*What the task requires:* Every line from the start of the records through the line with "y_tick_values = [10, 20, 30, 40]" is to be written out exactly; pictures are not.

-- BEGIN Data supplied --

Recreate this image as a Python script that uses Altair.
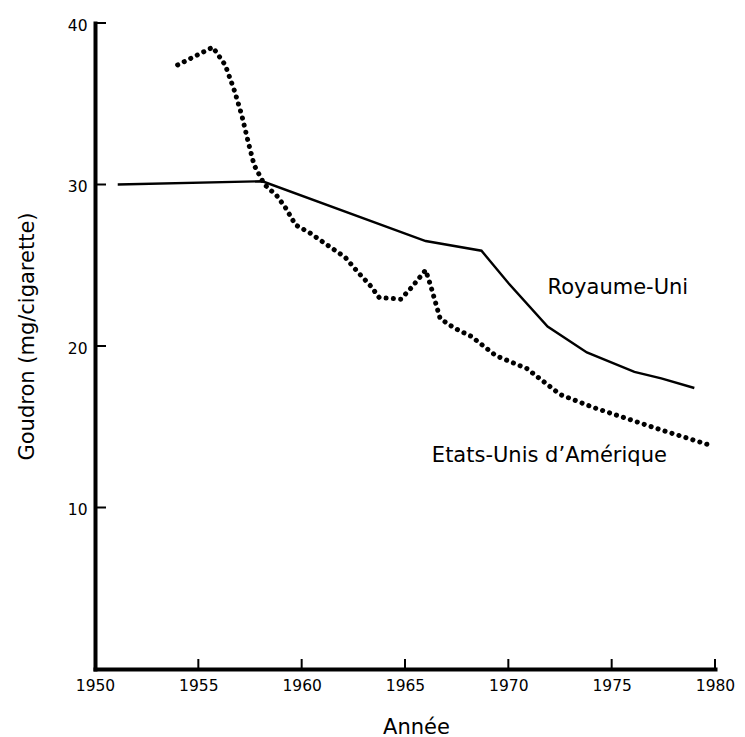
import altair as alt
import pandas as pd

# ---- data ----
uk_years = [1951.1, 1958.1, 1966.0, 1968.7, 1970.0, 1971.9, 1973.8, 1976.1, 1977.4, 1979.0]
uk_values = [30.0, 30.2, 26.5, 25.9, 23.9, 21.2, 19.6, 18.4, 18.0, 17.4]

us_years = [1954.0, 1955.7, 1956.3, 1956.75, 1957.1, 1957.4, 1957.7, 1958.2, 1958.8,
            1959.25, 1959.7, 1960.4, 1961.3, 1962.1, 1962.7, 1963.35, 1963.75, 1964.8,
            1965.3, 1966.0, 1966.25, 1966.7, 1967.4, 1968.2, 1969.4, 1970.9, 1972.5,
            1974.1, 1975.75, 1977.4, 1979.9]
us_values = [37.4, 38.5, 37.4, 35.8, 34.3, 32.7, 31.2, 30.0, 29.3,
             28.5, 27.5, 27.0, 26.2, 25.5, 24.6, 23.7, 23.0, 22.9,
             23.6, 24.7, 23.7, 21.7, 21.1, 20.6, 19.4, 18.6, 17.0,
             16.2, 15.5, 14.8, 13.8]

x_tick_values = [1950, 1955, 1960, 1965, 1970, 1975, 1980]
x_inner_ticks = [1955, 1960, 1965, 1970, 1975, 1980]
y_tick_values = [10, 20, 30, 40]

label_texts = ["Royaume-Uni", "Etats-Unis d\u2019Am\u00e9rique"]
label_years = [1971.9, 1966.3]
label_values = [23.2, 12.8]

FONT = "DejaVu Sans"
W, H = 620, 646

uk = pd.DataFrame({"Année": uk_years, "Goudron": uk_values})
us = pd.DataFrame({"Année": us_years, "Goudron": us_values})
xt = pd.DataFrame({"Année": x_inner_ticks})
yt = pd.DataFrame({"Goudron": y_tick_values})
lab = pd.DataFrame({"Année": label_years, "Goudron": label_values, "txt": label_texts})

x_scale = alt.Scale(domain=[1950, 1980], nice=False, zero=False)
y_scale = alt.Scale(domain=[0, 40], nice=False, zero=True)

x_axis = alt.Axis(
    values=x_tick_values, format="d", title="Année", grid=False,
    ticks=False, tickSize=0, labelPadding=9, labelFlush=False, labelOverlap=False,
    domainWidth=4, domainColor="black", domainCap="square",
    labelFont=FONT, labelFontSize=15.5, labelColor="black",
    titleFont=FONT, titleFontSize=21, titleFontWeight="normal", titleColor="black",
    titleX=321, titleY=64, titleBaseline="alphabetic", titleAlign="center",
)
y_axis = alt.Axis(
    values=y_tick_values, title="Goudron (mg/cigarette)", grid=False,
    ticks=False, tickSize=0, labelPadding=8, labelOverlap=False, labelOffset=2,
    domainWidth=4, domainColor="black", domainCap="square",
    labelFont=FONT, labelFontSize=15.5, labelColor="black",
    titleFont=FONT, titleFontSize=21, titleFontWeight="normal", titleColor="black",
    titleAngle=270, titleX=-62, titleY=313, titleBaseline="alphabetic", titleAlign="center",
)

uk_line = alt.Chart(uk).mark_line(color="black", strokeWidth=2.4).encode(
    x=alt.X("Année:Q", scale=x_scale, axis=x_axis),
    y=alt.Y("Goudron:Q", scale=y_scale, axis=y_axis),
)

us_line = alt.Chart(us).mark_line(
    color="black", strokeWidth=5, strokeDash=[0.1, 7.2], strokeCap="round"
).encode(
    x=alt.X("Année:Q", scale=x_scale),
    y=alt.Y("Goudron:Q", scale=y_scale),
)

x_ticks = alt.Chart(xt).mark_rule(color="black", strokeWidth=2).encode(
    x=alt.X("Année:Q", scale=x_scale),
    y=alt.value(H), y2=alt.value(H - 10),
)
y_ticks = alt.Chart(yt).mark_rule(color="black", strokeWidth=2).encode(
    y=alt.Y("Goudron:Q", scale=y_scale),
    x=alt.value(0), x2=alt.value(11),
)

labels = alt.Chart(lab).mark_text(
    align="left", baseline="alphabetic", font=FONT, fontSize=21, color="black"
).encode(
    x=alt.X("Année:Q", scale=x_scale),
    y=alt.Y("Goudron:Q", scale=y_scale),
    text="txt:N",
)

chart = alt.layer(uk_line, us_line, x_ticks, y_ticks, labels).properties(
    width=W, height=H,
    padding={"left": 87, "top": 15, "right": 22, "bottom": 68},
    autosize=alt.AutoSizeParams(type="none"),
    background="white",
).configure_view(stroke=None)

chart.save("out.html", embed_options={"renderer": "svg", "actions": False})
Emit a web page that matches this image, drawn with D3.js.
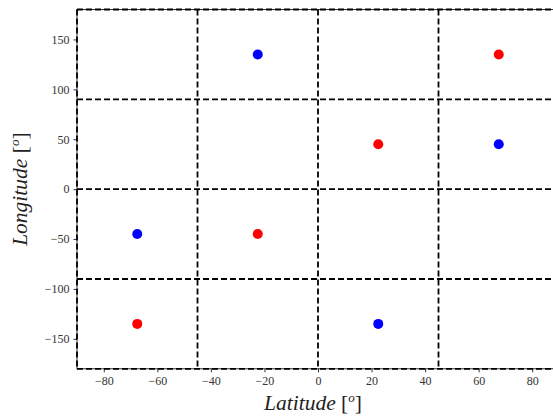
<!DOCTYPE html>
<html><head><meta charset="utf-8">
<script src="https://cdn.jsdelivr.net/npm/d3@7"></script>
<style>body{margin:0;background:#fff;overflow:hidden}</style>
</head><body>
<script>
const redPoints = [[67.5,135],[22.5,45],[-22.5,-45],[-67.5,-135]];
const bluePoints = [[-22.5,135],[67.5,45],[-67.5,-45],[22.5,-135]];
const xTicks = [-80,-60,-40,-20,0,20,40,60,80];
const yTicks = [-150,-100,-50,0,50,100,150];
const xGrid = [-90,-45,0,45,90];
const yGrid = [-180,-90,0,90,180];

const W=553,H=416;
const svg=d3.select("body").append("svg").attr("width",W).attr("height",H);
const x=d3.scaleLinear().domain([-90,90]).range([77,559]);
const y=d3.scaleLinear().domain([-180,180]).range([368.8,9.5]);
const fmt=d=>d<0?"\u2212"+Math.abs(d):String(d);
const font="'Liberation Serif', 'DejaVu Serif', serif";

// spines
svg.append("rect").attr("x",x(-90)).attr("y",y(180)).attr("width",x(90)-x(-90)).attr("height",y(-180)-y(180))
  .attr("fill","none").attr("stroke","#000").attr("stroke-width",0.8);

// dashed grid
svg.selectAll("line.vg").data(xGrid).enter().append("line")
  .attr("x1",d=>x(d)).attr("x2",d=>x(d)).attr("y1",y(180)).attr("y2",y(-180))
  .attr("stroke","#000").attr("stroke-width",1.8).attr("stroke-dasharray","6,3");
svg.selectAll("line.hg").data(yGrid).enter().append("line")
  .attr("y1",d=>y(d)).attr("y2",d=>y(d)).attr("x1",x(-90)).attr("x2",x(90))
  .attr("stroke","#000").attr("stroke-width",1.8).attr("stroke-dasharray","6,3");

// axes
const xa=svg.append("g").attr("transform",`translate(0,${y(-180)})`)
  .call(d3.axisBottom(x).tickValues(xTicks).tickFormat(fmt).tickSize(3.5).tickPadding(4));
const ya=svg.append("g").attr("transform",`translate(${x(-90)},0)`)
  .call(d3.axisLeft(y).tickValues(yTicks).tickFormat(fmt).tickSize(3.5).tickPadding(4));
[xa,ya].forEach(g=>{
  g.select(".domain").remove();
  g.selectAll("text").attr("font-family",font).attr("font-size",12).attr("fill","#333");
  g.selectAll("line").attr("stroke","#000").attr("stroke-width",0.8);
});

// points
svg.selectAll("circle.r").data(redPoints).enter().append("circle")
  .attr("cx",d=>x(d[0])).attr("cy",d=>y(d[1])).attr("r",5).attr("fill","#ff0000");
svg.selectAll("circle.b").data(bluePoints).enter().append("circle")
  .attr("cx",d=>x(d[0])).attr("cy",d=>y(d[1])).attr("r",5).attr("fill","#0000ff");

// labels
const xl=svg.append("text").attr("x",313).attr("y",410).attr("text-anchor","middle")
  .attr("font-family",font).attr("font-size",21.5).attr("fill","#222");
xl.append("tspan").attr("font-style","italic").text("Latitude ");
xl.append("tspan").text("[");
xl.append("tspan").attr("font-style","italic").attr("font-size",13).attr("dy",-8).text("o");
xl.append("tspan").attr("dy",8).text("]");

const yl=svg.append("text").attr("transform",`translate(27,${y(0)}) rotate(-90)`).attr("text-anchor","middle")
  .attr("font-family",font).attr("font-size",21.5).attr("fill","#222");
yl.append("tspan").attr("font-style","italic").text("Longitude ");
yl.append("tspan").text("[");
yl.append("tspan").attr("font-style","italic").attr("font-size",13).attr("dy",-8).text("o");
yl.append("tspan").attr("dy",8).text("]");
</script>
</body></html>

-- END Data supplied --

*Expected answer:*
Recreate this image as a Python script that uses Altair.
import altair as alt
import pandas as pd

# ---- data ----
uk_years = [1951.1, 1958.1, 1966.0, 1968.7, 1970.0, 1971.9, 1973.8, 1976.1, 1977.4, 1979.0]
uk_values = [30.0, 30.2, 26.5, 25.9, 23.9, 21.2, 19.6, 18.4, 18.0, 17.4]

us_years = [1954.0, 1955.7, 1956.3, 1956.75, 1957.1, 1957.4, 1957.7, 1958.2, 1958.8,
            1959.25, 1959.7, 1960.4, 1961.3, 1962.1, 1962.7, 1963.35, 1963.75, 1964.8,
            1965.3, 1966.0, 1966.25, 1966.7, 1967.4, 1968.2, 1969.4, 1970.9, 1972.5,
            1974.1, 1975.75, 1977.4, 1979.9]
us_values = [37.4, 38.5, 37.4, 35.8, 34.3, 32.7, 31.2, 30.0, 29.3,
             28.5, 27.5, 27.0, 26.2, 25.5, 24.6, 23.7, 23.0, 22.9,
             23.6, 24.7, 23.7, 21.7, 21.1, 20.6, 19.4, 18.6, 17.0,
             16.2, 15.5, 14.8, 13.8]

x_tick_values = [1950, 1955, 1960, 1965, 1970, 1975, 1980]
x_inner_ticks = [1955, 1960, 1965, 1970, 1975, 1980]
y_tick_values = [10, 20, 30, 40]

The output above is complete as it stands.